Step by step solution

01

Calculate the Derivative of the Parametric Equations

The parametric equations for the polar curve \(r = \cos n\theta\) can be expressed as \(x = r \cos \theta\) and \(y = r \sin \theta\). Thus, the expressions for \(x\) and \(y\) become: \[ x = \cos n\theta \cos \theta \quad \text{and} \quad y = \cos n\theta \sin \theta \]We need to find \(x' = \frac{dx}{d\theta}\) and \(y' = \frac{dy}{d\theta}\). These derivatives are:\[ x' = -n\sin n\theta \cos \theta + \cos n\theta(-\sin \theta) \]\[ y' = -n\sin n\theta \sin \theta + \cos n\theta \cos \theta \]
02

Calculating the Integrand for the Arc Length

The arc length in polar coordinates expressed in terms of \(\theta\) is given by:\[ \int \sqrt{\left(\frac{dx}{d\theta}\right)^2 + \left(\frac{dy}{d\theta}\right)^2} \, d\theta \]Substitute \(x'\) and \(y'\) into this equation.

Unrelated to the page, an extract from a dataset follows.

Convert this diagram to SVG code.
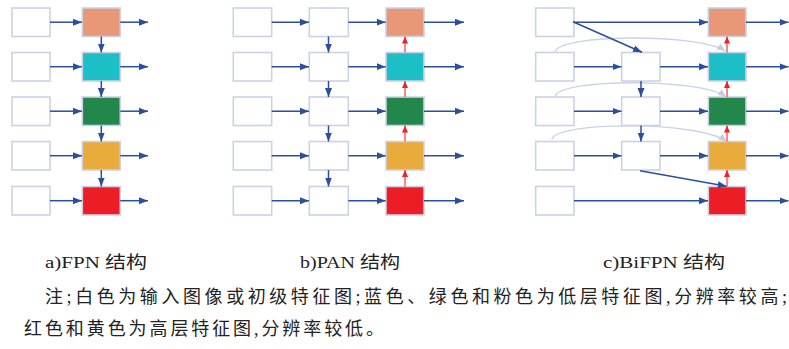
<svg xmlns="http://www.w3.org/2000/svg" width="789" height="349" viewBox="0 0 789 349">
<defs>
<marker id="ab" markerUnits="userSpaceOnUse" markerWidth="10" markerHeight="8" refX="9" refY="4" orient="auto"><path d="M0,0.5 L9,4 L0,7.5 Z" fill="#2b4f9d"/></marker>
<marker id="ar" markerUnits="userSpaceOnUse" markerWidth="8" markerHeight="7" refX="7" refY="3.5" orient="auto"><path d="M0,0.5 L7,3.5 L0,6.5 Z" fill="#ee2228"/></marker>
<marker id="ag" markerUnits="userSpaceOnUse" markerWidth="9" markerHeight="8" refX="8" refY="4" orient="auto"><path d="M0,0.5 L8,4 L0,7.5 Z" fill="#c6cbe2"/></marker>
</defs>
<style>
.bx{stroke:#cdd1e6;stroke-width:1.6}
.w{fill:#ffffff}
.c0{fill:#e89877}.c1{fill:#1dbfc6}.c2{fill:#23874c}.c3{fill:#e9ab3b}.c4{fill:#ec1d25}
.b{stroke:#2b4f9d;stroke-width:1.5;fill:none;marker-end:url(#ab)}
.r{stroke:#f0585c;stroke-width:1.4;fill:none;marker-end:url(#ar)}
.g{stroke:#cdd1e6;stroke-width:1.4;fill:none;marker-end:url(#ag)}
.t{font-family:"Liberation Serif","Noto Sans CJK SC",serif;font-size:17px;fill:#222}
.n{font-size:18px}
</style>
<!-- Panel a -->
<g id="a_in0"><rect class="bx w" x="12" y="8" width="38" height="28.5"/></g>
<g id="a_in1"><rect class="bx w" x="12" y="52.5" width="38" height="28.5"/></g>
<g id="a_in2"><rect class="bx w" x="12" y="97" width="38" height="28.5"/></g>
<g id="a_in3"><rect class="bx w" x="12" y="141.5" width="38" height="28.5"/></g>
<g id="a_in4"><rect class="bx w" x="12" y="186.5" width="38" height="28.5"/></g>
<g id="a_p0"><rect class="bx c0" x="82.3" y="8" width="38" height="28.5"/></g>
<g id="a_p1"><rect class="bx c1" x="82.3" y="52.5" width="38" height="28.5"/></g>
<g id="a_p2"><rect class="bx c2" x="82.3" y="97" width="38" height="28.5"/></g>
<g id="a_p3"><rect class="bx c3" x="82.3" y="141.5" width="38" height="28.5"/></g>
<g id="a_p4"><rect class="bx c4" x="82.3" y="186.5" width="38" height="28.5"/></g>
<!-- Panel b -->
<g id="b_in0"><rect class="bx w" x="233.3" y="8" width="38.4" height="28.5"/></g>
<g id="b_in1"><rect class="bx w" x="233.3" y="52.5" width="38.4" height="28.5"/></g>
<g id="b_in2"><rect class="bx w" x="233.3" y="97" width="38.4" height="28.5"/></g>
<g id="b_in3"><rect class="bx w" x="233.3" y="141.5" width="38.4" height="28.5"/></g>
<g id="b_in4"><rect class="bx w" x="233.3" y="186.5" width="38.4" height="28.5"/></g>
<g id="b_m0"><rect class="bx w" x="309.3" y="8" width="39" height="28.5"/></g>
<g id="b_m1"><rect class="bx w" x="309.3" y="52.5" width="39" height="28.5"/></g>
<g id="b_m2"><rect class="bx w" x="309.3" y="97" width="39" height="28.5"/></g>
<g id="b_m3"><rect class="bx w" x="309.3" y="141.5" width="39" height="28.5"/></g>
<g id="b_m4"><rect class="bx w" x="309.3" y="186.5" width="39" height="28.5"/></g>
<g id="b_p0"><rect class="bx c0" x="386" y="8" width="38" height="28.5"/></g>
<g id="b_p1"><rect class="bx c1" x="386" y="52.5" width="38" height="28.5"/></g>
<g id="b_p2"><rect class="bx c2" x="386" y="97" width="38" height="28.5"/></g>
<g id="b_p3"><rect class="bx c3" x="386" y="141.5" width="38" height="28.5"/></g>
<g id="b_p4"><rect class="bx c4" x="386" y="186.5" width="38" height="28.5"/></g>
<!-- Panel c -->
<g id="c_in0"><rect class="bx w" x="535.7" y="8" width="38.3" height="28.5"/></g>
<g id="c_in1"><rect class="bx w" x="535.7" y="52.5" width="38.3" height="28.5"/></g>
<g id="c_in2"><rect class="bx w" x="535.7" y="97" width="38.3" height="28.5"/></g>
<g id="c_in3"><rect class="bx w" x="535.7" y="141.5" width="38.3" height="28.5"/></g>
<g id="c_in4"><rect class="bx w" x="535.7" y="186.5" width="38.3" height="28.5"/></g>
<g id="c_m1"><rect class="bx w" x="621.7" y="52.5" width="38.3" height="28.5"/></g>
<g id="c_m2"><rect class="bx w" x="621.7" y="97" width="38.3" height="28.5"/></g>
<g id="c_m3"><rect class="bx w" x="621.7" y="141.5" width="38.3" height="28.5"/></g>
<g id="c_p0"><rect class="bx c0" x="708.3" y="8" width="37.7" height="28.5"/></g>
<g id="c_p1"><rect class="bx c1" x="708.3" y="52.5" width="37.7" height="28.5"/></g>
<g id="c_p2"><rect class="bx c2" x="708.3" y="97" width="37.7" height="28.5"/></g>
<g id="c_p3"><rect class="bx c3" x="708.3" y="141.5" width="37.7" height="28.5"/></g>
<g id="c_p4"><rect class="bx c4" x="708.3" y="186.5" width="37.7" height="28.5"/></g>
<g id="connectors">
<!-- a -->
<path class="b" d="M50,22.2H82"/><path class="b" d="M50,66.7H82"/><path class="b" d="M50,111.2H82"/><path class="b" d="M50,155.7H82"/><path class="b" d="M50,200.7H82"/>
<path class="b" d="M120.3,22.2H148"/><path class="b" d="M120.3,66.7H148"/><path class="b" d="M120.3,111.2H148"/><path class="b" d="M120.3,155.7H148"/><path class="b" d="M120.3,200.7H148"/>
<path class="b" d="M101.3,36.5V52.5"/><path class="b" d="M101.3,81V97"/><path class="b" d="M101.3,125.5V141.5"/><path class="b" d="M101.3,170V186.5"/>
<!-- b -->
<path class="b" d="M271.7,22.2H309"/><path class="b" d="M271.7,66.7H309"/><path class="b" d="M271.7,111.2H309"/><path class="b" d="M271.7,155.7H309"/><path class="b" d="M271.7,200.7H309"/>
<path class="b" d="M348.3,22.2H385.7"/><path class="b" d="M348.3,66.7H385.7"/><path class="b" d="M348.3,111.2H385.7"/><path class="b" d="M348.3,155.7H385.7"/><path class="b" d="M348.3,200.7H385.7"/>
<path class="b" d="M424,22.2H464"/><path class="b" d="M424,66.7H464"/><path class="b" d="M424,111.2H464"/><path class="b" d="M424,155.7H464"/><path class="b" d="M424,200.7H464"/>
<path class="b" d="M328.5,36.5V52.5"/><path class="b" d="M328.5,81V97"/><path class="b" d="M328.5,125.5V141.5"/><path class="b" d="M328.5,170V186.5"/>
<path class="r" d="M405,52.5V36.5"/><path class="r" d="M405,97V81"/><path class="r" d="M405,141.5V125.5"/><path class="r" d="M405,186.5V170"/>
<!-- c -->
<path class="g" d="M555,52 C559,33.5 700,33.5 725,51"/>
<path class="g" d="M555,96.7 C559,78 700,78 726,96.7"/>
<path class="g" d="M551.7,139.5 C556,121 700,121 726.7,141.5"/>
<path class="b" d="M574,22.2H708"/><path class="b" d="M574,200.7H708"/>
<path class="b" d="M574,66.7H621.5"/><path class="b" d="M574,111.2H621.5"/><path class="b" d="M574,155.7H621.5"/>
<path class="b" d="M660,66.7H708"/><path class="b" d="M660,111.2H708"/><path class="b" d="M660,155.7H708"/>
<path class="b" d="M746,22.2H788.5"/><path class="b" d="M746,66.7H788.5"/><path class="b" d="M746,111.2H788.5"/><path class="b" d="M746,155.7H788.5"/><path class="b" d="M746,200.7H788.5"/>
<path class="b" d="M573,21.7L642,52.3"/>
<path class="b" d="M640,170.7L726.7,186.3"/>
<path class="b" d="M641,81V97"/><path class="b" d="M641,125.5V141.5"/>
<path class="r" d="M727,52.5V36.5"/><path class="r" d="M727,97V81"/><path class="r" d="M727,141.5V125.5"/><path class="r" d="M727,186.5V170"/>
</g>
<g id="captions">
<text class="t" x="45" y="268" textLength="102" lengthAdjust="spacingAndGlyphs">a)FPN 结构</text>
<text class="t" x="300" y="268" textLength="100" lengthAdjust="spacingAndGlyphs">b)PAN 结构</text>
<text class="t" x="603" y="268" textLength="122" lengthAdjust="spacingAndGlyphs">c)BiFPN 结构</text>
<text class="t n" x="45" y="303" textLength="742" lengthAdjust="spacing">注;白色为输入图像或初级特征图;蓝色、绿色和粉色为低层特征图,分辨率较高;</text>
<text class="t n" x="24" y="335" textLength="360" lengthAdjust="spacing">红色和黄色为高层特征图,分辨率较低。</text>
</g>
</svg>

Simplifying, we obtain:\[ \sqrt{n^2\sin^2 n\theta + \cos^2 n\theta \sin^2 \theta + \cos^2 n\theta \cos^2 \theta} = \sqrt{1 + (n^2 - 1) \sin^2 n\theta} \]
03

Evaluate the Given Integral for Arc Length

The integral for the arc length of one petal is:\[ 2 \int_0^{\pi/(2n)} \sqrt{1 + (n^2 - 1) \sin^2 n\theta} \, d\theta \]This confirms the given expression for the arc length of one petal of the rose curve.
04

Numerical Integration for Specific Values

For part (b), use a numerical integration tool to approximate the arc length of one petal of the rose \(r = \cos 2\theta\). Input the function into the utility and evaluate:\[ 2 \int_0^{\pi/4} \sqrt{1 + 3 \sin^2 2\theta} \, d\theta \]
05

Numerical Integration for Different Petals

For part (c), repeat the numerical integration for \(n\) ranging from 2 to 20:\[ 2 \int_0^{\pi/(2n)} \sqrt{1 + (n^2 - 1) \sin^2 n\theta} \, d\theta \]Compute these values with a calculator to analyze the pattern and make a conjecture about the limit as \(n \rightarrow +\infty\).
06

Conjecture on Limit Behavior

After running the calculations, you will observe the data stabilization as \(n\) increases. If an idea emerges that the limit approaches a constant value, make a conjecture based on this observation.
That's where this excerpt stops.